→ **SET PROBLEM**
Reproduce the lines of the material exactly, excluding every image.

→ **DATA LINES**
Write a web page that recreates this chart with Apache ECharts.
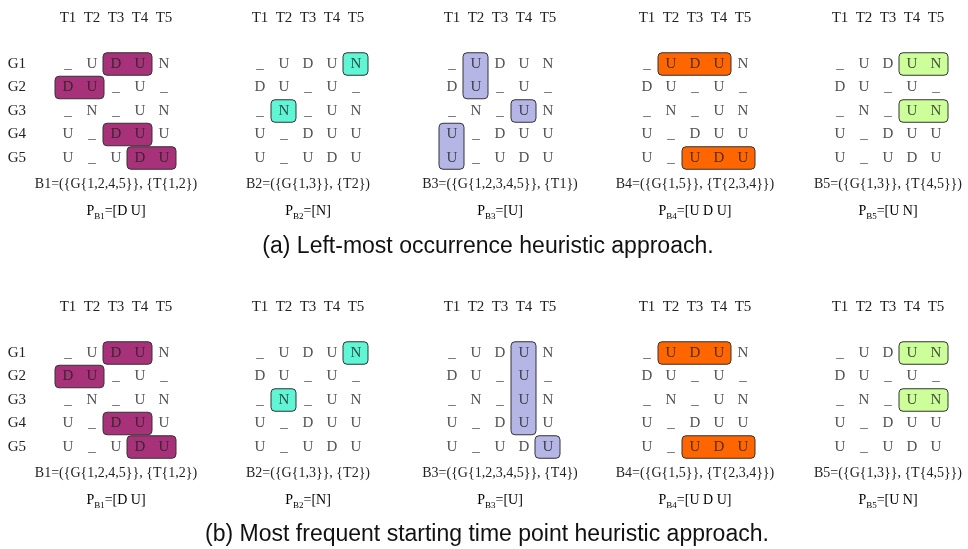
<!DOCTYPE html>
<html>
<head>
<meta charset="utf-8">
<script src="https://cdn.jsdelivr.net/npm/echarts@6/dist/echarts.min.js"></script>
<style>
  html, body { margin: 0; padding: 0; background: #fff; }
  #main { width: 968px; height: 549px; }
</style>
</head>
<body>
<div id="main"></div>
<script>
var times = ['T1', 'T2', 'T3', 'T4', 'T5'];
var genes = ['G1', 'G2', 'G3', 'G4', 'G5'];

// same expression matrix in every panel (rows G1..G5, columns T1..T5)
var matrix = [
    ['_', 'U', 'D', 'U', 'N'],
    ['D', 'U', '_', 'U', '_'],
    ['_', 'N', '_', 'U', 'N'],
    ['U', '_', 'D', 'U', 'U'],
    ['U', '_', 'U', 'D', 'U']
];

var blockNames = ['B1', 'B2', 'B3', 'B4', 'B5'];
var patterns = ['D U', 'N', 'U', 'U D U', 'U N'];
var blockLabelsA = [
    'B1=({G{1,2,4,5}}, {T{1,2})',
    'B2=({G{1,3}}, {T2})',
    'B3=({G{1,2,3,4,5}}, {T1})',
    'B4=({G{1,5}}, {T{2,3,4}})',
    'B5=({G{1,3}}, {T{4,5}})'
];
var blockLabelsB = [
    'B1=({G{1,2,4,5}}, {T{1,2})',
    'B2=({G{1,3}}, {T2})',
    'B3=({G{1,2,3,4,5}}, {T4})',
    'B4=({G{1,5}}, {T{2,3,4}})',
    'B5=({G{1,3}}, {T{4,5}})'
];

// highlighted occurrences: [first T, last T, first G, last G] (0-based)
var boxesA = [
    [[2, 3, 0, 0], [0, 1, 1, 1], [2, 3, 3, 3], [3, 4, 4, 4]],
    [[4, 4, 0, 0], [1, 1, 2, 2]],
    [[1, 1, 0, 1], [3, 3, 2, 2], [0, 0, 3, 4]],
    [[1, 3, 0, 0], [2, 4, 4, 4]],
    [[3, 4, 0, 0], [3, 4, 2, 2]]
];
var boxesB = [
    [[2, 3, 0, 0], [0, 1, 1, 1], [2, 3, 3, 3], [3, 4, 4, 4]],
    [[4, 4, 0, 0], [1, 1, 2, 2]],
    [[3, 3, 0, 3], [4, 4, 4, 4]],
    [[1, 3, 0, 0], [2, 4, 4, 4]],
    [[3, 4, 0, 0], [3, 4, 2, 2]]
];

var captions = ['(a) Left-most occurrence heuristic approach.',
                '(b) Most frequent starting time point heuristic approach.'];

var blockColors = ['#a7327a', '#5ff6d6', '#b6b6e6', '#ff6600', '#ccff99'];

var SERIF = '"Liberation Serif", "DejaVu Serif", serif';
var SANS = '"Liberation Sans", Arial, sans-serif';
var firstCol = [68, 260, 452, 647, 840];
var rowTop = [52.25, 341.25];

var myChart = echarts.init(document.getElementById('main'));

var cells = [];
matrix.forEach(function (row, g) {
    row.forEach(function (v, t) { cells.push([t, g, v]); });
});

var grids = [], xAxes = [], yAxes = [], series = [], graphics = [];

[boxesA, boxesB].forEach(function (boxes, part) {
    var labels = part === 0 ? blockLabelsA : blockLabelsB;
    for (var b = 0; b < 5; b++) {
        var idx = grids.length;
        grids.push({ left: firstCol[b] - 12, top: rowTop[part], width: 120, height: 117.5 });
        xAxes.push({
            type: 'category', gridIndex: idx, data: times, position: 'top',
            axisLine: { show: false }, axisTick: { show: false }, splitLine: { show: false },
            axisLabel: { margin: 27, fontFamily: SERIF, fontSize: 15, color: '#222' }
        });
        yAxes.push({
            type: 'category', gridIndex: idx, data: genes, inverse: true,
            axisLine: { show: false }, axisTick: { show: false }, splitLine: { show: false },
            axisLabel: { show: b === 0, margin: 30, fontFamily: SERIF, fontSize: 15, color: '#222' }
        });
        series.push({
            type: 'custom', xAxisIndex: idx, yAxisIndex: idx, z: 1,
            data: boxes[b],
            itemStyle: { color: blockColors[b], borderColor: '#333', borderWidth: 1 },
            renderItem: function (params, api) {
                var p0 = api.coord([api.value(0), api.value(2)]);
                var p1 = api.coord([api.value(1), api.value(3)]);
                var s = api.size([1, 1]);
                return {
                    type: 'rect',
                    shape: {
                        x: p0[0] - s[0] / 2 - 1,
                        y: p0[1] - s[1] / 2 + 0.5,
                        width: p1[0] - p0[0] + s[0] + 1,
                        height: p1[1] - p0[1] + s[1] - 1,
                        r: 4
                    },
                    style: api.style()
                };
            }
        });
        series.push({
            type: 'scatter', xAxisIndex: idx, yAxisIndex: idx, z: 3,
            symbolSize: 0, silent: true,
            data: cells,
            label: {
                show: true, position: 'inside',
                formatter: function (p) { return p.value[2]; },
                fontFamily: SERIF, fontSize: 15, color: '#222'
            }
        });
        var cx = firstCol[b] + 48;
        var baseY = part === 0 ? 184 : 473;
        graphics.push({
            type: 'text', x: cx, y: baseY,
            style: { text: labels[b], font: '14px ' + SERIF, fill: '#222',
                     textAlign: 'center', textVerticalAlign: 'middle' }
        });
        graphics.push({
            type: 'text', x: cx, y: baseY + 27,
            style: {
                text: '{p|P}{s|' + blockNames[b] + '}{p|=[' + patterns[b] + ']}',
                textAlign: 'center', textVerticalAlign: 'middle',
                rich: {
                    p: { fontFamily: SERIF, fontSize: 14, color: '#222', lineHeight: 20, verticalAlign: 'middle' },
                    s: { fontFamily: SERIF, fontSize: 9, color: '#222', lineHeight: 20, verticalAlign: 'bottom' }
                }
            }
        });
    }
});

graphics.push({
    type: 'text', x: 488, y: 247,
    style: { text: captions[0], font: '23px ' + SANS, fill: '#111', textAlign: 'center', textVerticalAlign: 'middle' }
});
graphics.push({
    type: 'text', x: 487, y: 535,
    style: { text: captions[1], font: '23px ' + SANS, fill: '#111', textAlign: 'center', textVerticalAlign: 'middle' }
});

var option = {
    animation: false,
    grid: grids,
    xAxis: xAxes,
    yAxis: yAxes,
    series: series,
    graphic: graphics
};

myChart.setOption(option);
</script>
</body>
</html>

→ **RESPONSE TO THIS EXERCISE**
Write a web page that recreates this chart with Apache ECharts.
<!DOCTYPE html>
<html>
<head>
<meta charset="utf-8">
<script src="https://cdn.jsdelivr.net/npm/echarts@6/dist/echarts.min.js"></script>
<style>
  html, body { margin: 0; padding: 0; background: #fff; }
  #main { width: 968px; height: 549px; }
</style>
</head>
<body>
<div id="main"></div>
<script>
var times = ['T1', 'T2', 'T3', 'T4', 'T5'];
var genes = ['G1', 'G2', 'G3', 'G4', 'G5'];

// same expression matrix in every panel (rows G1..G5, columns T1..T5)
var matrix = [
    ['_', 'U', 'D', 'U', 'N'],
    ['D', 'U', '_', 'U', '_'],
    ['_', 'N', '_', 'U', 'N'],
    ['U', '_', 'D', 'U', 'U'],
    ['U', '_', 'U', 'D', 'U']
];

var blockNames = ['B1', 'B2', 'B3', 'B4', 'B5'];
var patterns = ['D U', 'N', 'U', 'U D U', 'U N'];
var blockLabelsA = [
    'B1=({G{1,2,4,5}}, {T{1,2})',
    'B2=({G{1,3}}, {T2})',
    'B3=({G{1,2,3,4,5}}, {T1})',
    'B4=({G{1,5}}, {T{2,3,4}})',
    'B5=({G{1,3}}, {T{4,5}})'
];
var blockLabelsB = [
    'B1=({G{1,2,4,5}}, {T{1,2})',
    'B2=({G{1,3}}, {T2})',
    'B3=({G{1,2,3,4,5}}, {T4})',
    'B4=({G{1,5}}, {T{2,3,4}})',
    'B5=({G{1,3}}, {T{4,5}})'
];

// highlighted occurrences: [first T, last T, first G, last G] (0-based)
var boxesA = [
    [[2, 3, 0, 0], [0, 1, 1, 1], [2, 3, 3, 3], [3, 4, 4, 4]],
    [[4, 4, 0, 0], [1, 1, 2, 2]],
    [[1, 1, 0, 1], [3, 3, 2, 2], [0, 0, 3, 4]],
    [[1, 3, 0, 0], [2, 4, 4, 4]],
    [[3, 4, 0, 0], [3, 4, 2, 2]]
];
var boxesB = [
    [[2, 3, 0, 0], [0, 1, 1, 1], [2, 3, 3, 3], [3, 4, 4, 4]],
    [[4, 4, 0, 0], [1, 1, 2, 2]],
    [[3, 3, 0, 3], [4, 4, 4, 4]],
    [[1, 3, 0, 0], [2, 4, 4, 4]],
    [[3, 4, 0, 0], [3, 4, 2, 2]]
];

var captions = ['(a) Left-most occurrence heuristic approach.',
                '(b) Most frequent starting time point heuristic approach.'];

var blockColors = ['#a7327a', '#5ff6d6', '#b6b6e6', '#ff6600', '#ccff99'];

var SERIF = '"Liberation Serif", "DejaVu Serif", serif';
var SANS = '"Liberation Sans", Arial, sans-serif';
var firstCol = [68, 260, 452, 647, 840];
var rowTop = [52.25, 341.25];

var myChart = echarts.init(document.getElementById('main'));

var cells = [];
matrix.forEach(function (row, g) {
    row.forEach(function (v, t) { cells.push([t, g, v]); });
});

var grids = [], xAxes = [], yAxes = [], series = [], graphics = [];

[boxesA, boxesB].forEach(function (boxes, part) {
    var labels = part === 0 ? blockLabelsA : blockLabelsB;
    for (var b = 0; b < 5; b++) {
        var idx = grids.length;
        grids.push({ left: firstCol[b] - 12, top: rowTop[part], width: 120, height: 117.5 });
        xAxes.push({
            type: 'category', gridIndex: idx, data: times, position: 'top',
            axisLine: { show: false }, axisTick: { show: false }, splitLine: { show: false },
            axisLabel: { margin: 27, fontFamily: SERIF, fontSize: 15, color: '#222' }
        });
        yAxes.push({
            type: 'category', gridIndex: idx, data: genes, inverse: true,
            axisLine: { show: false }, axisTick: { show: false }, splitLine: { show: false },
            axisLabel: { show: b === 0, margin: 30, fontFamily: SERIF, fontSize: 15, color: '#222' }
        });
        series.push({
            type: 'custom', xAxisIndex: idx, yAxisIndex: idx, z: 1,
            data: boxes[b],
            itemStyle: { color: blockColors[b], borderColor: '#333', borderWidth: 1 },
            renderItem: function (params, api) {
                var p0 = api.coord([api.value(0), api.value(2)]);
                var p1 = api.coord([api.value(1), api.value(3)]);
                var s = api.size([1, 1]);
                return {
                    type: 'rect',
                    shape: {
                        x: p0[0] - s[0] / 2 - 1,
                        y: p0[1] - s[1] / 2 + 0.5,
                        width: p1[0] - p0[0] + s[0] + 1,
                        height: p1[1] - p0[1] + s[1] - 1,
                        r: 4
                    },
                    style: api.style()
                };
            }
        });
        series.push({
            type: 'scatter', xAxisIndex: idx, yAxisIndex: idx, z: 3,
            symbolSize: 0, silent: true,
            data: cells,
            label: {
                show: true, position: 'inside',
                formatter: function (p) { return p.value[2]; },
                fontFamily: SERIF, fontSize: 15, color: '#222'
            }
        });
        var cx = firstCol[b] + 48;
        var baseY = part === 0 ? 184 : 473;
        graphics.push({
            type: 'text', x: cx, y: baseY,
            style: { text: labels[b], font: '14px ' + SERIF, fill: '#222',
                     textAlign: 'center', textVerticalAlign: 'middle' }
        });
        graphics.push({
            type: 'text', x: cx, y: baseY + 27,
            style: {
                text: '{p|P}{s|' + blockNames[b] + '}{p|=[' + patterns[b] + ']}',
                textAlign: 'center', textVerticalAlign: 'middle',
                rich: {
                    p: { fontFamily: SERIF, fontSize: 14, color: '#222', lineHeight: 20, verticalAlign: 'middle' },
                    s: { fontFamily: SERIF, fontSize: 9, color: '#222', lineHeight: 20, verticalAlign: 'bottom' }
                }
            }
        });
    }
});

graphics.push({
    type: 'text', x: 488, y: 247,
    style: { text: captions[0], font: '23px ' + SANS, fill: '#111', textAlign: 'center', textVerticalAlign: 'middle' }
});
graphics.push({
    type: 'text', x: 487, y: 535,
    style: { text: captions[1], font: '23px ' + SANS, fill: '#111', textAlign: 'center', textVerticalAlign: 'middle' }
});

var option = {
    animation: false,
    grid: grids,
    xAxis: xAxes,
    yAxis: yAxes,
    series: series,
    graphic: graphics
};

myChart.setOption(option);
</script>
</body>
</html>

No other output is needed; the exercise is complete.